| Task goal |
Copy the listing verbatim, excluding any images found in it.

__________

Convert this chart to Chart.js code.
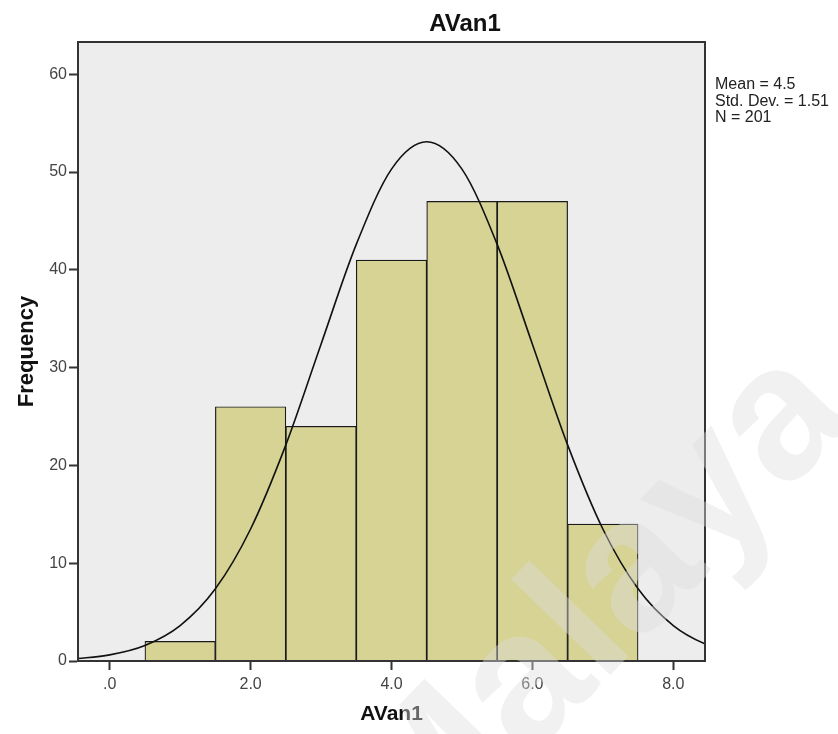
<!DOCTYPE html>
<html>
<head>
<meta charset="utf-8">
<title>AVan1</title>
<script src="https://cdn.jsdelivr.net/npm/chart.js@4.4.1/dist/chart.umd.min.js"></script>
<style>
  body { margin: 0; background: #fff; }
  canvas { display: block; }
</style>
</head>
<body>
<canvas id="histChart" width="838" height="734"></canvas>
<script>
// histogram bins (unit width, centred on whole numbers)
var binCenters = [1, 2, 3, 4, 5, 6, 7];
var frequencies = [2, 26, 24, 41, 47, 47, 14];

// fitted normal curve, read at half-unit steps
var curveX = [-0.5, 0, 0.5, 1, 1.5, 2, 2.5, 3, 3.5, 4, 4.5, 5, 5.5, 6, 6.5, 7, 7.5, 8, 8.5, 9];
var curveY = [0.22, 0.63, 1.59, 3.62, 7.38, 13.5, 22.1, 32.4, 42.6, 50.3, 53.1, 50.3, 42.6, 32.4, 22.1, 13.5, 7.38, 3.62, 1.59, 0.63];

var xTicks = [0, 2, 4, 6, 8];
var xTickLabels = ['.0', '2.0', '4.0', '6.0', '8.0'];
var yTicks = [0, 10, 20, 30, 40, 50, 60];

var chartTitle = 'AVan1';
var statsLines = ['Mean = 4.5', 'Std. Dev. = 1.51', 'N = 201'];
var watermark = 'Malaya';

var FONT = '"Liberation Sans", Arial, sans-serif';

var histPlugin = {
    id: 'histExtras',
    beforeDatasetsDraw: function (chart) {
        var a = chart.chartArea, ctx = chart.ctx;
        ctx.save();
        ctx.fillStyle = '#ededed';
        ctx.fillRect(a.left, a.top, a.right - a.left, a.bottom - a.top);
        ctx.restore();
    },
    afterDatasetsDraw: function (chart) {
        var a = chart.chartArea, ctx = chart.ctx;
        ctx.save();
        ctx.strokeStyle = '#333';
        ctx.lineWidth = 2;
        ctx.strokeRect(a.left, a.top, a.right - a.left, a.bottom - a.top);
        ctx.restore();
    },
    afterDraw: function (chart) {
        var ctx = chart.ctx;
        ctx.save();
        ctx.fillStyle = '#111';
        ctx.textAlign = 'center';
        ctx.textBaseline = 'middle';
        ctx.font = 'bold 24px ' + FONT;
        ctx.fillText(chartTitle, 465, 24);

        ctx.textAlign = 'left';
        ctx.textBaseline = 'alphabetic';
        ctx.font = '16px ' + FONT;
        ctx.fillStyle = '#222';
        statsLines.forEach(function (line, i) {
            ctx.fillText(line, 715, 89 + i * 16.5);
        });

        // faint diagonal watermark
        ctx.translate(600, 610);
        ctx.rotate(-46 * Math.PI / 180);
        ctx.font = 'bold 190px ' + FONT;
        ctx.textAlign = 'center';
        ctx.textBaseline = 'middle';
        ctx.fillStyle = 'rgba(222,222,222,0.42)';
        ctx.fillText(watermark, 0, 0);
        ctx.restore();
    }
};

var barData = binCenters.map(function (x, i) { return { x: x, y: frequencies[i] }; });
var curveData = curveX.map(function (x, i) { return { x: x, y: curveY[i] }; });

var ctx = document.getElementById('histChart');
var histChart = new Chart(ctx, {
    type: 'bar',
    data: {
        datasets: [{
            type: 'line',
            data: curveData,
            borderColor: '#111',
            borderWidth: 1.6,
            pointRadius: 0,
            fill: false,
            cubicInterpolationMode: 'monotone',
            order: 0
        }, {
            type: 'bar',
            data: barData,
            backgroundColor: 'rgb(214,211,148)',
            borderColor: '#1a1a1a',
            borderWidth: 1.2,
            barPercentage: 1,
            categoryPercentage: 1,
            order: 1
        }]
    },
    plugins: [histPlugin],
    options: {
        responsive: false,
        animation: false,
        devicePixelRatio: 1,
        layout: { padding: { top: 42, right: 133, left: 0, bottom: 0 } },
        plugins: {
            legend: { display: false },
            tooltip: { enabled: false }
        },
        scales: {
            x: {
                type: 'linear',
                min: -0.45,
                max: 8.45,
                offset: false,
                afterBuildTicks: function (scale) {
                    scale.ticks = xTicks.map(function (v) { return { value: v }; });
                },
                afterFit: function (scale) { scale.height = 73; },
                ticks: {
                    color: '#444',
                    font: { family: FONT, size: 16 },
                    padding: 5,
                    maxRotation: 0,
                    callback: function (value) {
                        return xTickLabels[xTicks.indexOf(value)];
                    }
                },
                grid: {
                    offset: false,
                    drawOnChartArea: false,
                    drawTicks: true,
                    tickLength: 9,
                    tickWidth: 2,
                    tickColor: '#333'
                },
                border: { display: true, color: '#333', width: 2 },
                title: {
                    display: true,
                    text: 'AVan1',
                    color: '#111',
                    font: { family: FONT, size: 21, weight: 'bold' },
                    padding: { top: 0, bottom: 7 }
                }
            },
            y: {
                min: 0,
                max: 63.3,
                afterBuildTicks: function (scale) {
                    scale.ticks = yTicks.map(function (v) { return { value: v }; });
                },
                afterFit: function (scale) { scale.width = 78; },
                ticks: {
                    color: '#444',
                    font: { family: FONT, size: 16 },
                    padding: 2
                },
                grid: {
                    drawOnChartArea: false,
                    drawTicks: true,
                    tickLength: 9,
                    tickWidth: 2,
                    tickColor: '#333'
                },
                border: { display: true, color: '#333', width: 2 },
                title: {
                    display: true,
                    text: 'Frequency',
                    color: '#111',
                    font: { family: FONT, size: 22, weight: 'bold' },
                    padding: { top: 14, bottom: 0 }
                }
            }
        }
    }
});
</script>
</body>
</html>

__________

| Result of this task |
Convert this chart to Chart.js code.
<!DOCTYPE html>
<html>
<head>
<meta charset="utf-8">
<title>AVan1</title>
<script src="https://cdn.jsdelivr.net/npm/chart.js@4.4.1/dist/chart.umd.min.js"></script>
<style>
  body { margin: 0; background: #fff; }
  canvas { display: block; }
</style>
</head>
<body>
<canvas id="histChart" width="838" height="734"></canvas>
<script>
// histogram bins (unit width, centred on whole numbers)
var binCenters = [1, 2, 3, 4, 5, 6, 7];
var frequencies = [2, 26, 24, 41, 47, 47, 14];

// fitted normal curve, read at half-unit steps
var curveX = [-0.5, 0, 0.5, 1, 1.5, 2, 2.5, 3, 3.5, 4, 4.5, 5, 5.5, 6, 6.5, 7, 7.5, 8, 8.5, 9];
var curveY = [0.22, 0.63, 1.59, 3.62, 7.38, 13.5, 22.1, 32.4, 42.6, 50.3, 53.1, 50.3, 42.6, 32.4, 22.1, 13.5, 7.38, 3.62, 1.59, 0.63];

var xTicks = [0, 2, 4, 6, 8];
var xTickLabels = ['.0', '2.0', '4.0', '6.0', '8.0'];
var yTicks = [0, 10, 20, 30, 40, 50, 60];

var chartTitle = 'AVan1';
var statsLines = ['Mean = 4.5', 'Std. Dev. = 1.51', 'N = 201'];
var watermark = 'Malaya';

var FONT = '"Liberation Sans", Arial, sans-serif';

var histPlugin = {
    id: 'histExtras',
    beforeDatasetsDraw: function (chart) {
        var a = chart.chartArea, ctx = chart.ctx;
        ctx.save();
        ctx.fillStyle = '#ededed';
        ctx.fillRect(a.left, a.top, a.right - a.left, a.bottom - a.top);
        ctx.restore();
    },
    afterDatasetsDraw: function (chart) {
        var a = chart.chartArea, ctx = chart.ctx;
        ctx.save();
        ctx.strokeStyle = '#333';
        ctx.lineWidth = 2;
        ctx.strokeRect(a.left, a.top, a.right - a.left, a.bottom - a.top);
        ctx.restore();
    },
    afterDraw: function (chart) {
        var ctx = chart.ctx;
        ctx.save();
        ctx.fillStyle = '#111';
        ctx.textAlign = 'center';
        ctx.textBaseline = 'middle';
        ctx.font = 'bold 24px ' + FONT;
        ctx.fillText(chartTitle, 465, 24);

        ctx.textAlign = 'left';
        ctx.textBaseline = 'alphabetic';
        ctx.font = '16px ' + FONT;
        ctx.fillStyle = '#222';
        statsLines.forEach(function (line, i) {
            ctx.fillText(line, 715, 89 + i * 16.5);
        });

        // faint diagonal watermark
        ctx.translate(600, 610);
        ctx.rotate(-46 * Math.PI / 180);
        ctx.font = 'bold 190px ' + FONT;
        ctx.textAlign = 'center';
        ctx.textBaseline = 'middle';
        ctx.fillStyle = 'rgba(222,222,222,0.42)';
        ctx.fillText(watermark, 0, 0);
        ctx.restore();
    }
};

var barData = binCenters.map(function (x, i) { return { x: x, y: frequencies[i] }; });
var curveData = curveX.map(function (x, i) { return { x: x, y: curveY[i] }; });

var ctx = document.getElementById('histChart');
var histChart = new Chart(ctx, {
    type: 'bar',
    data: {
        datasets: [{
            type: 'line',
            data: curveData,
            borderColor: '#111',
            borderWidth: 1.6,
            pointRadius: 0,
            fill: false,
            cubicInterpolationMode: 'monotone',
            order: 0
        }, {
            type: 'bar',
            data: barData,
            backgroundColor: 'rgb(214,211,148)',
            borderColor: '#1a1a1a',
            borderWidth: 1.2,
            barPercentage: 1,
            categoryPercentage: 1,
            order: 1
        }]
    },
    plugins: [histPlugin],
    options: {
        responsive: false,
        animation: false,
        devicePixelRatio: 1,
        layout: { padding: { top: 42, right: 133, left: 0, bottom: 0 } },
        plugins: {
            legend: { display: false },
            tooltip: { enabled: false }
        },
        scales: {
            x: {
                type: 'linear',
                min: -0.45,
                max: 8.45,
                offset: false,
                afterBuildTicks: function (scale) {
                    scale.ticks = xTicks.map(function (v) { return { value: v }; });
                },
                afterFit: function (scale) { scale.height = 73; },
                ticks: {
                    color: '#444',
                    font: { family: FONT, size: 16 },
                    padding: 5,
                    maxRotation: 0,
                    callback: function (value) {
                        return xTickLabels[xTicks.indexOf(value)];
                    }
                },
                grid: {
                    offset: false,
                    drawOnChartArea: false,
                    drawTicks: true,
                    tickLength: 9,
                    tickWidth: 2,
                    tickColor: '#333'
                },
                border: { display: true, color: '#333', width: 2 },
                title: {
                    display: true,
                    text: 'AVan1',
                    color: '#111',
                    font: { family: FONT, size: 21, weight: 'bold' },
                    padding: { top: 0, bottom: 7 }
                }
            },
            y: {
                min: 0,
                max: 63.3,
                afterBuildTicks: function (scale) {
                    scale.ticks = yTicks.map(function (v) { return { value: v }; });
                },
                afterFit: function (scale) { scale.width = 78; },
                ticks: {
                    color: '#444',
                    font: { family: FONT, size: 16 },
                    padding: 2
                },
                grid: {
                    drawOnChartArea: false,
                    drawTicks: true,
                    tickLength: 9,
                    tickWidth: 2,
                    tickColor: '#333'
                },
                border: { display: true, color: '#333', width: 2 },
                title: {
                    display: true,
                    text: 'Frequency',
                    color: '#111',
                    font: { family: FONT, size: 22, weight: 'bold' },
                    padding: { top: 14, bottom: 0 }
                }
            }
        }
    }
});
</script>
</body>
</html>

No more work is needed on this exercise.